November 23 Update - Finish Your Game Jam!


Thank goodness for PIGSquad.  

After a solid 14 months of work on my game, I had hit a bit of a block.  Interest was waning, and I knew the feeling well, although never after putting so much work into a project - I wasn't thinking about the game when I woke up, nor when I was falling asleep.  It took concerted effort to open Unity or one of the dozens of docs where I work on design and writing.  

So, after a solid month of a slog, I took to the Finish Your Game Jam to try and rediscover what made me so happy about the game in the first place, what inspired me, what challenges I was taking on and overcoming, how much I was learning.

I set about the work with a task list of 14 items.  By the time the two weeks were up, I had completed those and 13 more besides, and fixed an additional 22 bugs found during testing.  I was back!

The major task was to take the starting town of the RPG and make it feel like an interconnected series of quests, giving the player some choice in how they approach the initial challenge - you are but one adventurer, and you need to find a group of folks to drag along on your adventures.  Some require a mere conversation, others require certain quests to be fulfilled or progressed, others require the player to choose one or the other, as seen here:

I had developed many of the dialogues and quest lines in various docs, and needed to sit down and do the work of building them into the games dialogue engine and quest system.   Along the way I found quite a few necessary enhancements to the system - making the dialogue objects more generic and supporting tags in the text, allowing me to scale the use of the dialogue system to every thing from locked doors and chests to interacting with Innkeepers and Blacksmiths.  

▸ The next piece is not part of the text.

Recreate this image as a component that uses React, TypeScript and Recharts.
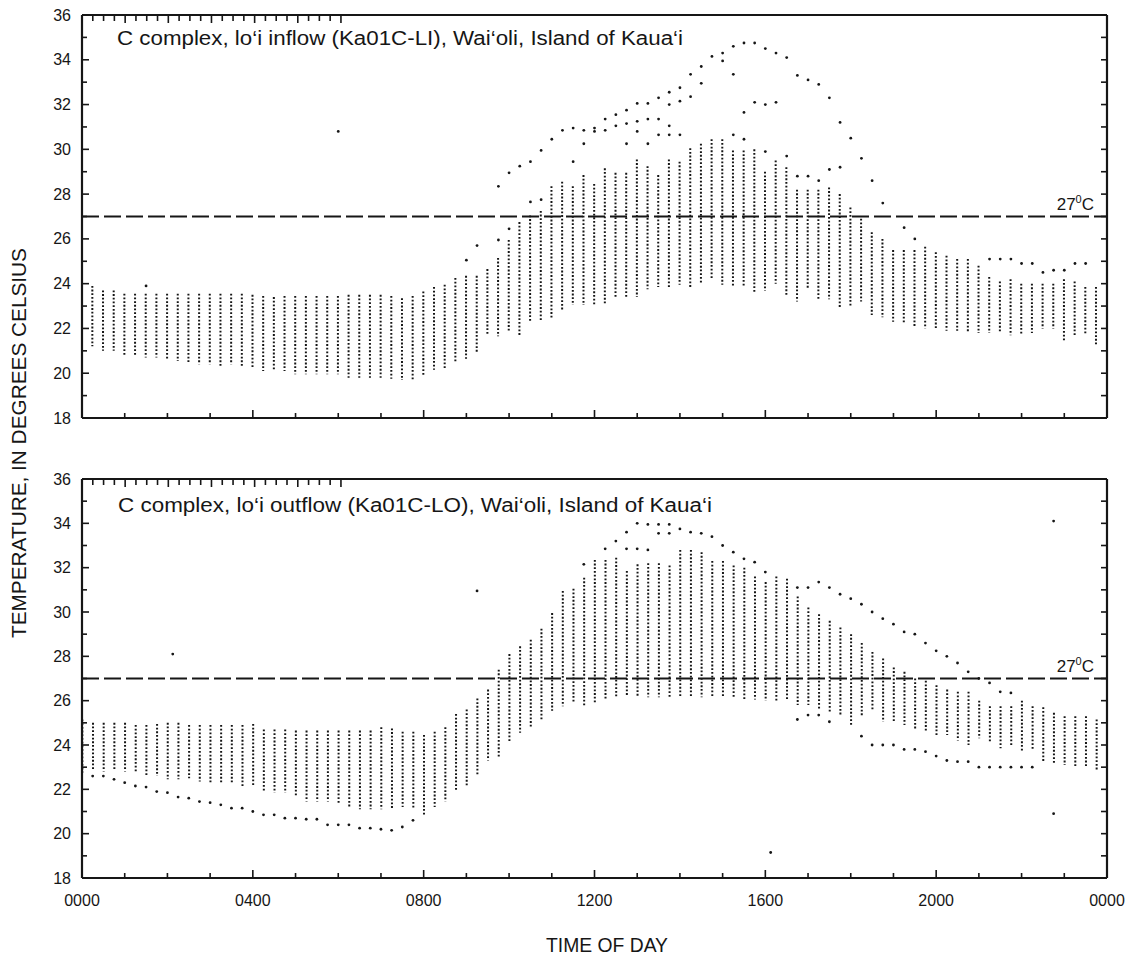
import React from "react";
import { ComposedChart, Bar, Scatter, XAxis, YAxis, ReferenceLine } from "recharts";

// 15-minute slots, slot 0 = 0000 ... slot 95 = 2345
const hourTicks = [0, 1, 2, 3, 4, 5, 6, 7, 8, 9, 10, 11, 12, 13, 14, 15, 16, 17, 18, 19, 20, 21, 22, 23, 24];
const degreeTicks = [18, 19, 20, 21, 22, 23, 24, 25, 26, 27, 28, 29, 30, 31, 32, 33, 34, 35, 36];
const timeLabels = ["0000", "0400", "0800", "1200", "1600", "2000", "0000"];

const inflowHigh = [
  23.9, 23.9, 23.7, 23.7, 23.55, 23.55, 23.55, 23.55, 23.55, 23.55,
  23.55, 23.55, 23.55, 23.55, 23.55, 23.55, 23.5, 23.45, 23.4, 23.45,
  23.45, 23.45, 23.45, 23.45, 23.45, 23.5, 23.5, 23.5, 23.5, 23.45,
  23.35, 23.45, 23.65, 23.85, 23.95, 24.25, 24.35, 24.35, 24.65, 25.15,
  25.95, 26.75, 27.05, 27.25, 28.35, 28.55, 28.35, 28.85, 28.45, 29.15,
  28.95, 28.95, 29.55, 29.25, 28.85, 29.55, 29.45, 30.05, 30.25, 30.45,
  30.45, 29.95, 29.95, 30.0, 29.0, 29.5, 29.2, 28.2, 28.2, 28.2,
  28.3, 28.0, 27.4, 26.9, 26.3, 26.0, 25.5, 25.5, 25.5, 25.65,
  25.4, 25.25, 25.1, 25.1, 24.8, 24.3, 24.1, 24.2, 24.0, 24.0,
  24.0, 24.0, 24.2, 24.1, 23.85, 23.85,
];

const inflowLow = [
  21.2, 21.2, 21.0, 21.0, 20.8, 20.8, 20.7, 20.7, 20.6, 20.55,
  20.5, 20.4, 20.4, 20.25, 20.4, 20.25, 20.2, 20.1, 20.1, 20.1,
  19.95, 19.95, 19.95, 19.95, 19.95, 19.8, 19.8, 19.8, 19.8, 19.75,
  19.7, 19.7, 19.85, 20.15, 20.15, 20.5, 20.65, 20.95, 21.7, 21.65,
  21.85, 21.7, 22.25, 22.35, 22.45, 22.8, 23.05, 23.05, 23.05, 23.1,
  23.35, 23.4, 23.4, 23.75, 23.85, 23.85, 23.95, 23.85, 24.05, 24.25,
  23.95, 23.85, 23.85, 23.6, 23.7, 24.0, 23.5, 23.2, 23.8, 23.3,
  23.3, 22.9, 23.0, 23.2, 22.6, 22.5, 22.3, 22.2, 22.1, 22.0,
  22.0, 21.9, 21.9, 21.8, 21.8, 21.8, 21.8, 21.7, 21.7, 21.8,
  22.0, 22.0, 21.4, 21.7, 21.7, 21.2,
];

// isolated readings outside the main band: [slot, temperature]
const inflowOutliers: [number, number][] = [
  [6, 23.9], [24, 30.8], [36, 25.05], [37, 25.7], [39, 25.95], [39, 28.35],
  [40, 26.45], [40, 28.95], [41, 29.25], [42, 27.65], [42, 29.45], [43, 27.75],
  [43, 29.95], [44, 30.45], [45, 30.85], [46, 29.45], [46, 30.95], [47, 30.25],
  [47, 30.85], [48, 30.8], [48, 30.95], [49, 30.85], [49, 31.35], [50, 31.05],
  [50, 31.55], [51, 30.25], [51, 31.15], [51, 31.75], [52, 30.8], [52, 31.25],
  [52, 32.05], [53, 30.25], [53, 31.35], [53, 32.05], [54, 30.65], [54, 31.35],
  [54, 32.3], [55, 30.65], [55, 31.05], [55, 32.0], [55, 32.55], [56, 30.65],
  [56, 32.15], [56, 32.75], [57, 32.35], [57, 33.35], [58, 32.95], [58, 33.7],
  [59, 34.15], [60, 33.95], [60, 34.3], [61, 30.65], [61, 33.35], [61, 34.6],
  [62, 30.45], [62, 31.65], [62, 34.75], [63, 32.1], [63, 34.75], [64, 29.9],
  [64, 32.0], [64, 34.5], [65, 32.1], [65, 34.3], [66, 29.7], [66, 34.1],
  [67, 28.8], [67, 33.3], [68, 28.8], [68, 33.1], [69, 28.6], [69, 32.9],
  [70, 29.1], [70, 32.3], [71, 29.2], [71, 31.2], [72, 30.5], [73, 29.6],
  [74, 28.6], [75, 27.6], [77, 26.5], [78, 26.0], [85, 25.1], [86, 25.1],
  [87, 25.1], [88, 24.9], [89, 24.9], [90, 24.5], [91, 24.6], [92, 24.6],
  [93, 24.9], [94, 24.9],
];

const outflowHigh = [
  25.15, 25.0, 25.0, 25.0, 25.0, 24.9, 24.9, 24.95, 25.0, 25.0,
  24.9, 24.9, 24.9, 24.9, 24.9, 24.9, 24.95, 24.7, 24.7, 24.7,
  24.65, 24.65, 24.65, 24.65, 24.65, 24.65, 24.65, 24.65, 24.8, 24.75,
  24.6, 24.6, 24.45, 24.6, 24.8, 25.4, 25.6, 26.1, 26.5, 27.4,
  28.1, 28.45, 28.75, 29.25, 29.95, 30.95, 31.05, 31.55, 32.35, 32.35,
  32.45, 31.85, 32.15, 32.2, 32.2, 32.1, 32.8, 32.8, 32.7, 32.3,
  32.3, 32.1, 32.0, 31.6, 31.35, 31.6, 31.5, 30.7, 30.2, 29.9,
  29.6, 29.3, 29.0, 28.6, 28.2, 27.9, 27.5, 27.3, 27.0, 26.9,
  26.7, 26.5, 26.4, 26.4, 26.0, 25.75, 25.75, 25.75, 26.0, 25.75,
  25.7, 25.45, 25.3, 25.3, 25.3, 25.15,
];

const outflowLow = [
  22.75, 22.9, 22.8, 22.9, 22.8, 22.8, 22.6, 22.6, 22.45, 22.45,
  22.5, 22.35, 22.3, 22.3, 22.3, 22.15, 22.2, 21.9, 21.85, 21.85,
  21.7, 21.45, 21.45, 21.45, 21.4, 21.15, 21.1, 21.1, 21.1, 21.15,
  21.2, 21.15, 20.85, 21.2, 21.45, 21.9, 22.1, 22.65, 23.3, 23.45,
  24.15, 24.55, 24.75, 25.15, 25.55, 25.75, 25.9, 25.75, 25.9, 26.05,
  26.2, 26.2, 26.2, 26.15, 26.15, 26.15, 26.15, 26.15, 26.15, 26.15,
  26.15, 26.15, 26.0, 26.05, 26.0, 26.0, 26.0, 25.8, 25.8, 25.65,
  25.45, 25.35, 24.9, 25.3, 25.6, 25.05, 25.05, 24.9, 24.7, 24.6,
  24.45, 24.45, 24.2, 24.0, 24.3, 24.1, 23.85, 24.0, 23.7, 23.8,
  23.25, 23.15, 23.1, 23.0, 23.0, 22.85,
];

const outflowOutliers: [number, number][] = [
  [1, 22.6], [2, 22.6], [3, 22.45], [4, 22.3], [5, 22.15], [6, 22.1], [7, 21.9],
  [8, 21.85], [9, 21.65], [10, 21.6], [11, 21.45], [12, 21.4], [13, 21.3],
  [14, 21.15], [15, 21.15], [16, 21.0], [17, 20.85], [18, 20.85], [19, 20.7],
  [20, 20.7], [21, 20.65], [22, 20.65], [23, 20.4], [24, 20.4], [25, 20.4],
  [26, 20.25], [27, 20.25], [28, 20.2], [29, 20.15], [30, 20.3], [31, 20.6],
  [8.5, 28.1], [37, 30.95], [64.5, 19.15], [91, 34.1], [91, 20.9],
  [47, 32.15], [49, 32.85], [50, 33.2], [51, 33.6], [51, 32.85], [52, 34.0],
  [52, 32.85], [53, 33.95], [53, 32.8], [54, 33.95], [54, 33.55], [55, 33.95],
  [55, 33.55], [56, 33.75], [57, 33.6], [58, 33.55], [59, 33.4], [60, 33.0],
  [61, 32.7], [62, 32.4], [63, 32.25], [64, 31.8], [67, 31.1], [68, 31.1],
  [69, 31.35], [70, 31.1], [71, 30.8], [72, 30.6], [73, 30.35], [74, 30.0],
  [75, 29.7], [76, 29.45], [77, 29.1], [78, 29.0], [79, 28.6], [80, 28.25],
  [81, 28.0], [82, 27.7], [83, 27.3], [84, 27.0], [85, 26.8], [86, 26.4],
  [87, 26.35], [67, 25.15], [68, 25.35], [69, 25.35], [70, 25.05], [73, 24.4],
  [74, 24.0], [75, 24.0], [76, 24.0], [77, 23.8], [78, 23.8], [79, 23.7],
  [80, 23.5], [81, 23.3], [82, 23.25], [83, 23.25], [84, 23.0], [85, 23.0],
  [86, 23.0], [87, 23.0], [88, 23.0], [89, 23.0],
];

const threshold = 27;

const INK = "#161616";
const FONT = "'Liberation Sans', Arial, Helvetica, sans-serif";

const toColumns = (high: number[], low: number[]) =>
  high.map((h, i) => ({ hour: i / 4, range: [low[i], h] }));
const toPoints = (pts: [number, number][]) =>
  pts.map(([slot, temp]) => ({ hour: slot / 4, temp }));

const DottedColumn = (props: any) => {
  const { x, y, width, height } = props;
  if (x == null || y == null) return null;
  const cx = x + width / 2;
  return (
    <line
      x1={cx}
      x2={cx}
      y1={y}
      y2={y + height}
      stroke={INK}
      strokeWidth={2}
      strokeDasharray="1.8 1.9"
    />
  );
};

const Speck = (props: any) => (
  <circle cx={props.cx} cy={props.cy} r={1.4} fill={INK} />
);

const BottomTick = (props: any) => {
  const { x, y, payload, showLabel } = props;
  const hour = payload.value as number;
  const major = hour % 4 === 0;
  return (
    <g>
      <line x1={x} x2={x} y1={y} y2={y - (major ? 8 : 5)} stroke={INK} strokeWidth={1.6} />
      {showLabel && major && (
        <text x={x} y={y + 28} textAnchor="middle" fontSize={16} fontFamily={FONT} fill={INK}>
          {timeLabels[hour / 4]}
        </text>
      )}
    </g>
  );
};

const TopTick = (props: any) => {
  const { x, y, payload } = props;
  const major = payload.value % 4 === 0;
  return <line x1={x} x2={x} y1={y} y2={y + (major ? 8 : 6)} stroke={INK} strokeWidth={1.6} />;
};

const LeftTick = (props: any) => {
  const { x, y, payload } = props;
  const major = payload.value % 2 === 0;
  return (
    <g>
      <line x1={x} x2={x + (major ? 7 : 5)} y1={y} y2={y} stroke={INK} strokeWidth={1.6} />
      {major && (
        <text x={x - 11} y={y + 5.5} textAnchor="end" fontSize={16} fontFamily={FONT} fill={INK}>
          {payload.value}
        </text>
      )}
    </g>
  );
};

const RightTick = (props: any) => {
  const { x, y } = props;
  return <line x1={x} x2={x - 6} y1={y} y2={y} stroke={INK} strokeWidth={1.6} />;
};

const ThresholdLabel = (props: any) => {
  const vb = props.viewBox;
  if (!vb) return null;
  return (
    <text x={vb.x + vb.width - 13} y={vb.y - 7} textAnchor="end" fontSize={17} fontFamily={FONT} fill={INK}>
      27<tspan fontSize={11} dy={-7}>0</tspan>
      <tspan dy={7}>C</tspan>
    </text>
  );
};

const frame = { stroke: INK, strokeWidth: 2.2 };

function Panel({
  high,
  low,
  outliers,
  height,
  margin,
  showTimeLabels,
}: {
  high: number[];
  low: number[];
  outliers: [number, number][];
  height: number;
  margin: { top: number; right: number; bottom: number; left: number };
  showTimeLabels: boolean;
}) {
  return (
    <ComposedChart width={1141} height={height} data={toColumns(high, low)} margin={margin}>
      <XAxis
        dataKey="hour"
        type="number"
        domain={[0, 24]}
        ticks={hourTicks}
        interval={0}
        allowDataOverflow
        height={5}
        tickSize={0}
        tickMargin={0}
        tickLine={false}
        axisLine={frame}
        tick={(p: any) => <BottomTick {...p} showLabel={showTimeLabels} />}
      />
      <XAxis
        xAxisId="top"
        orientation="top"
        type="number"
        domain={[0, 24]}
        ticks={hourTicks}
        interval={0}
        allowDataOverflow
        height={5}
        tickSize={0}
        tickMargin={0}
        tickLine={false}
        axisLine={frame}
        tick={(p: any) => <TopTick {...p} />}
      />
      <YAxis
        type="number"
        domain={[18, 36]}
        ticks={degreeTicks}
        interval={0}
        allowDataOverflow
        width={60}
        tickSize={0}
        tickMargin={0}
        tickLine={false}
        axisLine={frame}
        tick={(p: any) => <LeftTick {...p} />}
      />
      <YAxis
        yAxisId="right"
        orientation="right"
        type="number"
        domain={[18, 36]}
        ticks={degreeTicks}
        interval={0}
        allowDataOverflow
        width={5}
        tickSize={0}
        tickMargin={0}
        tickLine={false}
        axisLine={frame}
        tick={(p: any) => <RightTick {...p} />}
      />
      <ReferenceLine
        y={threshold}
        stroke={INK}
        strokeWidth={1.8}
        strokeDasharray="17 5"
        label={<ThresholdLabel />}
      />
      <Bar dataKey="range" barSize={2} shape={<DottedColumn />} isAnimationActive={false} />
      <Scatter data={toPoints(outliers)} dataKey="temp" shape={<Speck />} isAnimationActive={false} />
    </ComposedChart>
  );
}

export default function App() {
  return (
    <div
      style={{
        position: "absolute",
        left: 0,
        top: 0,
        width: 1141,
        height: 962,
        background: "white",
        fontFamily: FONT,
      }}
    >
      <div style={{ position: "absolute", left: 0, top: 0 }}>
        <Panel
          high={inflowHigh}
          low={inflowLow}
          outliers={inflowOutliers}
          height={440}
          margin={{ top: 10, right: 29, bottom: 17, left: 22 }}
          showTimeLabels={false}
        />
      </div>
      <div style={{ position: "absolute", left: 0, top: 450 }}>
        <Panel
          high={outflowHigh}
          low={outflowLow}
          outliers={outflowOutliers}
          height={512}
          margin={{ top: 24, right: 29, bottom: 79, left: 22 }}
          showTimeLabels={true}
        />
      </div>
      <svg
        width={1141}
        height={962}
        style={{ position: "absolute", left: 0, top: 0, pointerEvents: "none" }}
      >
        <text x={117} y={45} fontSize={20} textLength={566} lengthAdjust="spacingAndGlyphs" fontFamily={FONT} fill={INK}>
          C complex, lo‘i inflow (Ka01C-LI), Wai‘oli, Island of Kaua‘i
        </text>
        <text x={118} y={512} fontSize={20} textLength={594} lengthAdjust="spacingAndGlyphs" fontFamily={FONT} fill={INK}>
          C complex, lo‘i outflow (Ka01C-LO), Wai‘oli, Island of Kaua‘i
        </text>
        <text x={607} y={952} textAnchor="middle" fontSize={21} textLength={122} lengthAdjust="spacingAndGlyphs" fontFamily={FONT} fill={INK}>
          TIME OF DAY
        </text>
        <text
          x={0}
          y={0}
          transform="translate(26, 443) rotate(-90)"
          textAnchor="middle"
          fontSize={20}
          textLength={390}
          lengthAdjust="spacingAndGlyphs"
          fontFamily={FONT}
          fill={INK}
        >
          TEMPERATURE, IN DEGREES CELSIUS
        </text>
      </svg>
    </div>
  );
}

Bit of a rats nest, I'll admit.  Some of them are more elegant than others, but I wanted the system to support complexity.  Each of those nodes has support for conditional logic, enter and exit functions with parameters, and a suite of predefined and "blank" custom callback routines.  Soon, I'll add custom Barks, so we can get some "Heya, I'm Imoen" in here :).

I wanted to spend some quality time with the level layouts, and improve the lighting and overall performance.  I was able to get the frame ms draw time down considerably, while improving (I think!) the overall appearance.

I also wanted to learn more about OBS and capture, so I could start to share my work with more confidence.  The first effort, linked on this site, is a testament to how far I have to go in that regard.  But!  I think the video above already shows some improvement. 

The jam was a huge success for me, I'm so thankful for PIGSquad and grateful for the community.  Y'all are so rad!